The missing social dimension of migration policies.
Tags: Immigration policies, Lisbon Strategy, social affairs, Stockholm Programme
The Swedish EU Presidency’s proposal for the 5-year programme for freedom, security and justice, most notably the Stockholm Programme, has raised divergent opinions by the Members of the European Parliament. Mr. Albrecht from Greens considered that the Programme contains more and more preventive measures when Mr. Borghezio claimed that the programme “lacked a judicial response to terrorism and Islamic fundamentalism”. Of course, you cannot expect a smart opinion from someone who, every time he takes the floor, shouts at Muslim invasions of our white societies and used to disinfect public transports’ seats used by non-Europeans. However, this partially shows that every time we discuss about the area of freedom, security and justice, emphasis is given to security and, consequently, immigration becomes merely a security problem.
10 years have passed since the adoption of the Tampere Programme and social policy still does not have his appropriate place in immigration policies. We assisted to a development in linking migration and development and maybe, as Commissioner Spidla suggested at the last European Round Table on Poverty and Social Exclusion held in Stockholm, we will progressively see a stronger linkage between migration policies and implementation of the upcoming renewed Lisbon Strategy.
The proposed Stockholm Programme does not seem to go in that direction. In 2004, the Hague Programme stated that legal migration would have played “an important role in enhancing the knowledge-based economy in Europe, in advancing economic development, and thus contributing to the implementation of the Lisbon Strategy”. In 2009, the Stockholm Programme “invites the Commission to explore procedures that to a greater extent link the development of migration policy to the implementation of the Lisbon Strategy for growth and employment”.

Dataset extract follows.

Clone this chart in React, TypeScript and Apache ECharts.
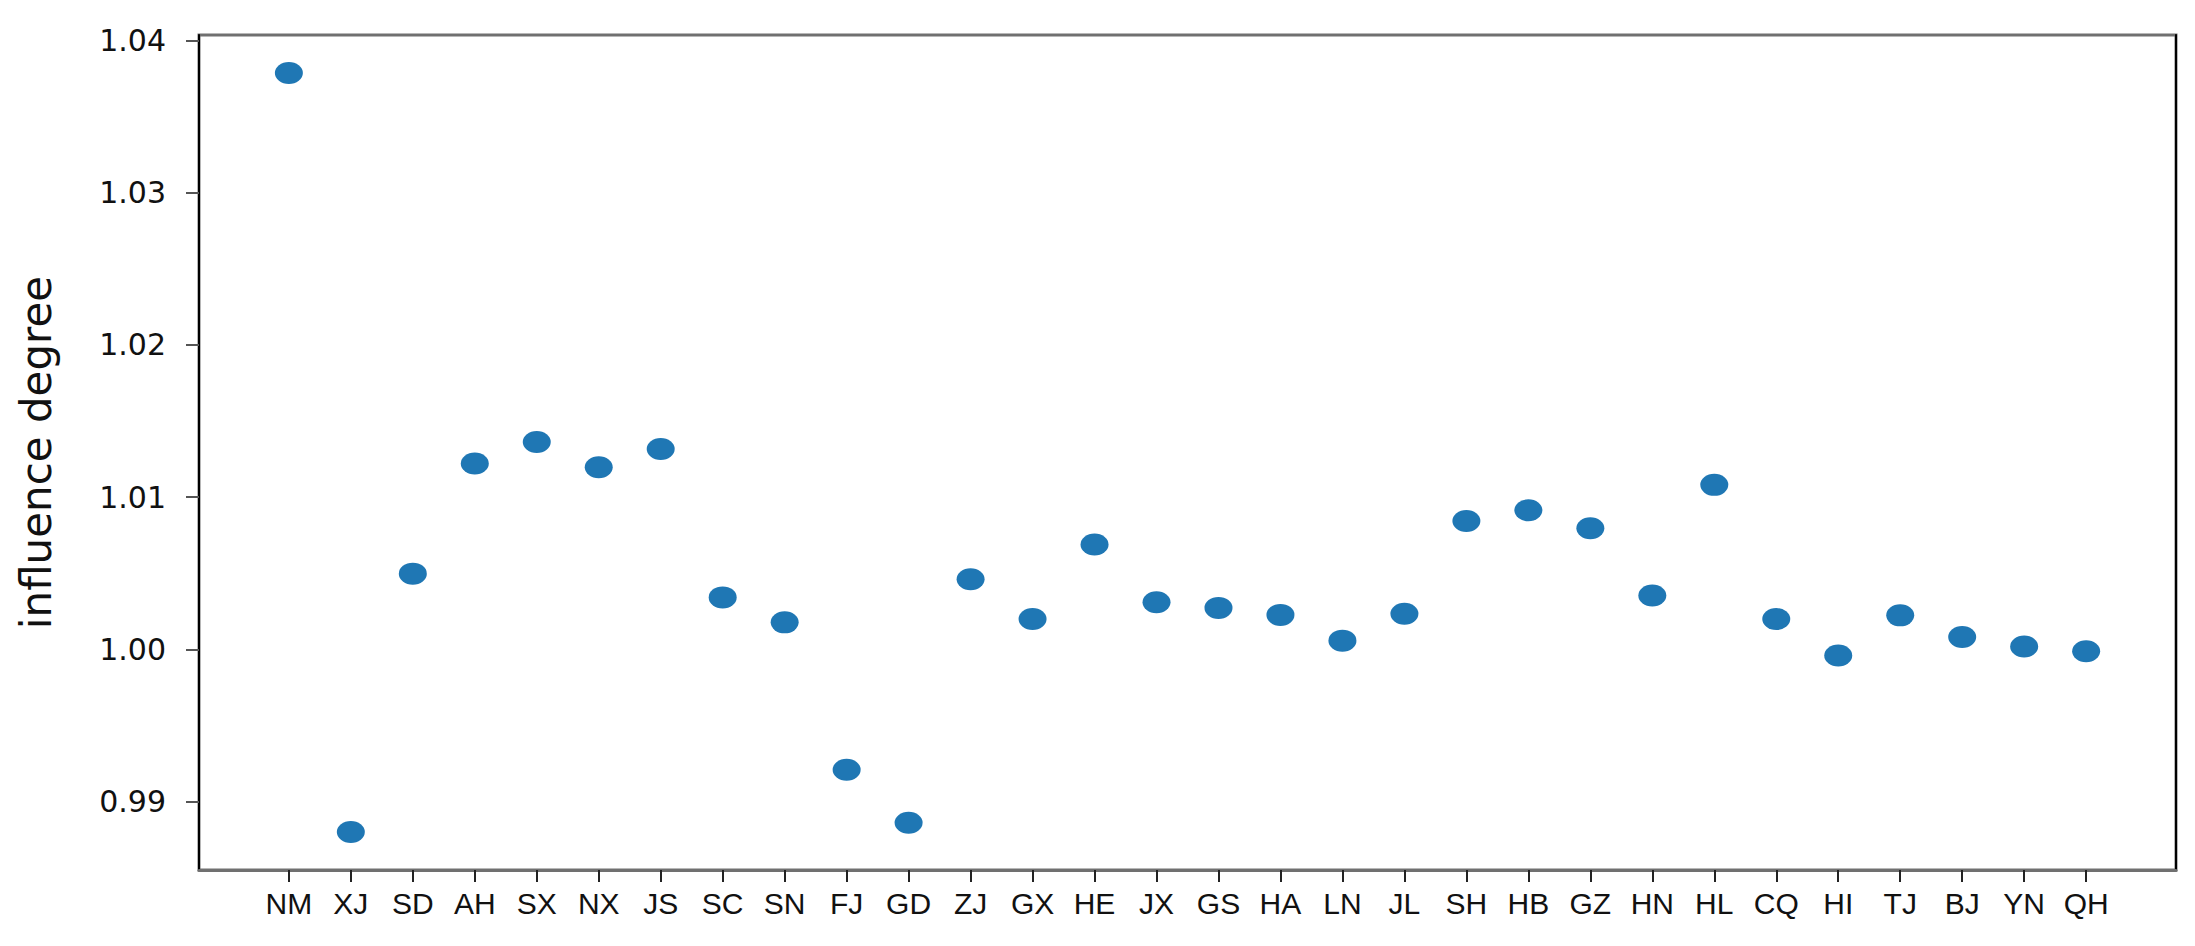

Which measures will be actually proposed by the Commission? A concrete debate has to be opened on this issue and the social dimension of migration addressed to every relevant stakeholders. Or, more likely, we will just stand by for other 5 years waiting for the 2014 Rome Programme (maybe proposed by a government where Borghezio will be the Home Secretary). Meanwhile, the absence of a legal framework will keep in a precarious status tens of millions of migrant workers and legal channels for third country nationals to enter into the European market labour will be missing with an increasing pressure to the European borders of irregular migrants. This will call for more preventive measures, even more because of integration’s failure.
And another 5-year programme will raise divergent positions.